As I've stated in other tips about simplifying your life, you only get one chance at this life. This is not a dress rehearsal. There are no do overs. And, when you get near the end of it, there is no going back and reclaiming time you spent doing things that, in hindsight, you would have preferred not to have done. Doing nothing is healthy. It allows you to clear the cobwebs, take some deep breaths, enjoy the majesty of a sunrise or a sunset or both – on the same day even.

So, Tip #17 in the 52 Weeks to a Simpler Life is – learn and practice The Lost Art of Doing Nothing. 

Live free and be happy. EH


Richard Rosen said...

I have begun a stillness break of five minutes or so when I change activities. This allows me to relax, have no agenda to accomplish a task and focus on remaining still, allowing errant thoughts to pass: essentially a meditative practice.

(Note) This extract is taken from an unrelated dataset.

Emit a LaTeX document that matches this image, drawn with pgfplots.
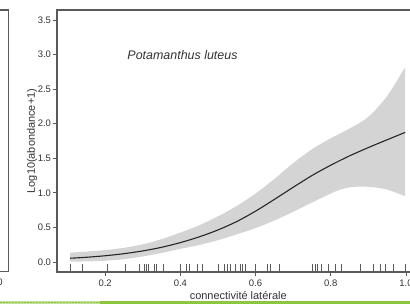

It’s refreshing. I feel an energy influx. It also encourages redirection rather than having set tasks to accomplish. It allows the freedom of new thoughts to enter my consciousness on which I reflect. And I may do something I hadn’t planned.

I also take an hour each morning (I rise at 5 or so) to walk a mile (good exercise) and enter into stillness. I listen to my inner voice and have a dialogue, talk over decisions, problems and so on. I then read something of soul worth for the remainder of the hour, sometimes longer.

This regimen keeps me from running to and fro, ever busy without being grounded – and certainly not “doing nothing.” This is my art of being mindful, directed and energized.

Feelit said...

Excellent topic. I think purposefully doing nothing is a very important part of staying grounded in this crazy world. I also agree that starting small to change a habit is a good way to go. I look forward to the first 5 minutes of my day tomorrow lying in bed, mindfully breathing and doing nothing! :) Thank you for your post!

Ed Helvey - Location Independent Traveler said...

Good points and ideas, Richard. Doing nothing, like most things, is interpreted by each individual. Some activities we might call doing nothing are activities that are doing something very different than the normal humdrum of daily routine, whatever that may be. To others it may be meditating or smoe other form of doing literally nothing. Your regimen sounds good to me.


Ed Helvey - Location Independent Traveler said...

Thanks, Feelit --

In order to change direction in our lives - be it habits, work, relationships, etc. a simple plan and a step by step approach is probably the best for most people. And, I agree on that wake up "nothing" time in the morning. I also like to follow that approach before I start the day. It's a way, for me, at least, to get the "motor" started and warmed up before beginning the journey of the day ahead.


Richard Rosen said...

It's heartening to find more and more people paying attention to the health of the inner life: mind (thinking: meanings [morals & ethics]) and spirit (values). The world is rapidly but subtly raising its consciousness as more and more people recognize there's much more to living well, alive and beneficial than the material accouterments of a standard of living.

Glad to hear from like-minded souls.